千年女優

異人たちの千年女優のレビュー・感想・評価

異人たち(2023年製作の映画)
4.0
ロンドンのマンションに暮らすゲイの脚本家で、12歳の頃に両親を事故で失った後は世間体を気にして天涯孤独の生活を過ごすアダム。同じマンションに住むハリーと出会って互いに孤独を癒す間柄になった彼が、ふと実家に戻ると亡くなったはずの両親と再会して交流を深めるも徐々に幻覚に苛まれていく様を描いたファンタジードラマです。

多様な形の恋愛を掘り下げる人間ドラマで高い評価を受けるイギリス人監督のアンドリュー・ヘイが、山本周五郎賞を受賞した山田太一の代表作でかつては大林宣彦が映画化したことでも知られる『異人たちとの夏』を原案に制作した作品で、批評家たちからの絶賛を集めると数々のインディペンデント映画賞で多部門にノミネートされました。

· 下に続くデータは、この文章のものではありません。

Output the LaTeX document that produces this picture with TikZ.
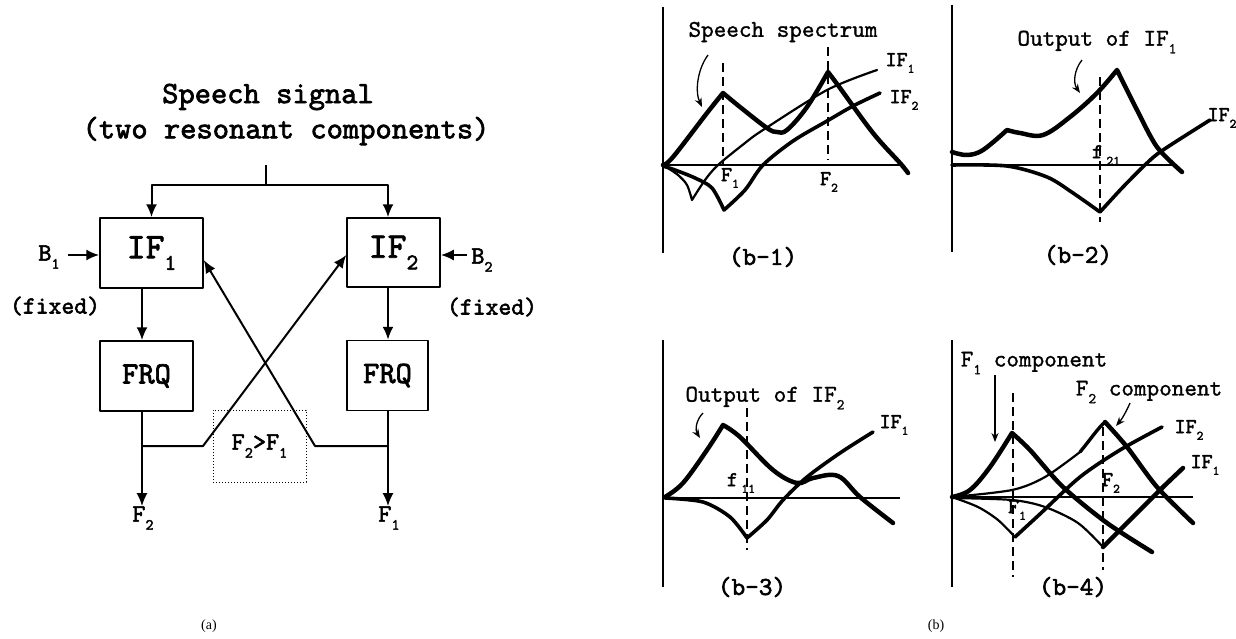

日本では古来より親しまれる「怪談」の形を転用した土着的な作品を原作としながら、過去作でも幾度と取り上げた同性愛のテーマと組み合わせることで本作独自のグループを生み出して見事に自身の元に手繰り寄せています。喪失と孤独という生きる上で避けては通れぬ問題にじっくりと向き合い、痛みを伴う再生を捉えた機知ある一作です。